PBO report shows that new NAFTA provisions threaten Pharmacare, says Council of Canadians

Media Release

Ottawa – Today, the Parliamentary Budget Officer (PBO) revealed that new intellectual property provisions in the Canada-United States-Mexico Agreement (CUSMA) would cost Canadians as much as $169 million more per year for pharmaceutical drugs in the first year alone after they come into effect.

How much more CDNs pay for prescriptions under the new CUSMA
Source

The deal gives biologics, a new class of drugs made from human or animal tissue, two more years of data exclusivity.
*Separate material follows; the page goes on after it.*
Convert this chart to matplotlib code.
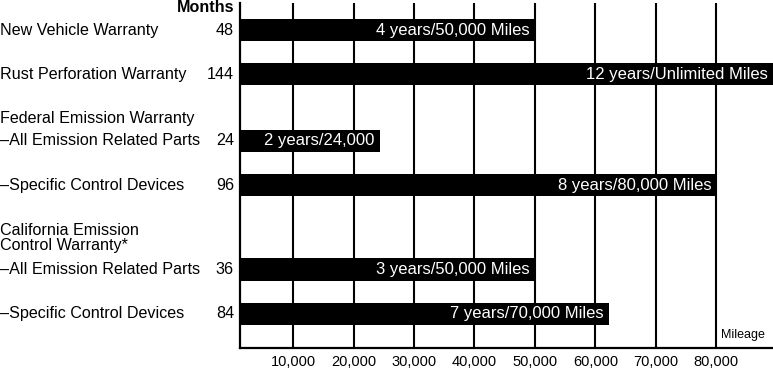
import matplotlib.pyplot as plt
import matplotlib.transforms as mtransforms

plt.rcParams['font.family'] = ['Liberation Sans', 'DejaVu Sans']

# warranty rows (top to bottom)
labels = ["New Vehicle Warranty", "Rust Perforation Warranty",
          "\u2013All Emission Related Parts", "\u2013Specific Control Devices",
          "\u2013All Emission Related Parts", "\u2013Specific Control Devices"]
months = [48, 144, 24, 96, 36, 84]
mileage = [50000, 89400, 24300, 80000, 50000, 62200]   # bar lengths as drawn
bar_text = ["4 years/50,000 Miles", "12 years/Unlimited Miles", "2 years/24,000",
            "8 years/80,000 Miles", "3 years/50,000 Miles", "7 years/70,000 Miles"]
rows = [0, 1, 2.5, 3.5, 5.4, 6.4]

headers = ["Federal Emission Warranty", "California Emission\nControl Warranty*"]
header_rows = [2.0, 4.7]

ticks = [10000, 20000, 30000, 40000, 50000, 60000, 70000, 80000]
tick_labels = ["10,000", "20,000", "30,000", "40,000", "50,000", "60,000", "70,000", "80,000"]

fig = plt.figure(figsize=(7.73, 3.68), dpi=100)
ax = fig.add_axes([240/773, 20/368, 533/773, 345/368])

ax.barh(rows, mileage, height=0.5, color='black', zorder=3)
for x in ticks:
    ax.axvline(x, color='black', lw=1.5, zorder=1)

ax.set_xlim(1200, 89400)
ax.set_ylim(7.17, -0.61)
ax.set_yticks([])
ax.set_xticks(ticks)
ax.set_xticklabels(tick_labels, fontsize=10.5)
ax.tick_params(axis='x', length=0, pad=5)
for s in ['top', 'right']:
    ax.spines[s].set_visible(False)
for s in ['left', 'bottom']:
    ax.spines[s].set_linewidth(1.6)

# texts inside bars
off = mtransforms.offset_copy(ax.transData, fig=fig, x=-5, y=0, units='dots')
for y, m, t in zip(rows, mileage, bar_text):
    ax.text(m, y, t, color='white', ha='right', va='center', fontsize=12,
            transform=off, zorder=4)

# left-hand labels
tr = mtransforms.blended_transform_factory(fig.transFigure, ax.transData)
for y, lab, mo in zip(rows, labels, months):
    ax.text(0.0, y, lab, ha='left', va='center', fontsize=11.6, transform=tr)
    ax.text(234/773, y, str(mo), ha='right', va='center', fontsize=11.6, transform=tr)
for y, h in zip(header_rows, headers):
    ax.text(0.0, y, h, ha='left', va='center', fontsize=11.6, transform=tr,
            linespacing=1.0)

fig.text(234/773, 1 - 8/368, "Months", ha='right', va='center',
         fontsize=11.6, fontweight='bold')
ax.text(0.985, 0.02, "Mileage", ha='right', va='bottom', fontsize=9,
        transform=ax.transAxes)

plt.savefig("out.png", dpi=100)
That would push back the release of less expensive biosimilars to 10 years.

Currently, progressive voices in the U.S. House of Representatives are pushing for the deal to be reopened to get rid of these provisions. The Council of Canadians is urging Canada to welcome these changes.

“CUSMA in its current form is a gift to big U.S. Pharma at the expense of people’s health. The provisions effectively deny patients life-saving treatments by pricing them out of reach. And these increased costs will put in peril a possible Pharmacare or national drug program,” said Maude Barlow, Honorary Chairperson of the Council of Canadians. “It is hypocritical to talk about ‘progressive trade’ when Canada is actively not willing to consider revisiting these provisions.”

Already, the PBO says that around 73 per cent of increases to Quebec’s public drug plan spending between 2010 and 2016 come from biologics. We can expect a federal Pharmacare program to be under additional financial pressures as more and more of these new drugs enter the market.

Canada has already agreed to extended drug patents or supplementary protection for pharmaceutical drugs in the Canada-European Comprehensive Economic and Trade Agreement (CETA). The PBO estimates those provisions cost Canadians $270 million a year.

“This shows that these trade deals are not even about free trade, but enhanced corporate rights,” said the Council’s Trade Campaigner Sujata Dey. “Our trade deals have a pattern of extending monopoly protectionist power to big lobbies and multinational companies. We are a long way from a truly fair trade agreement which would enrich us all while protecting people and the planet.”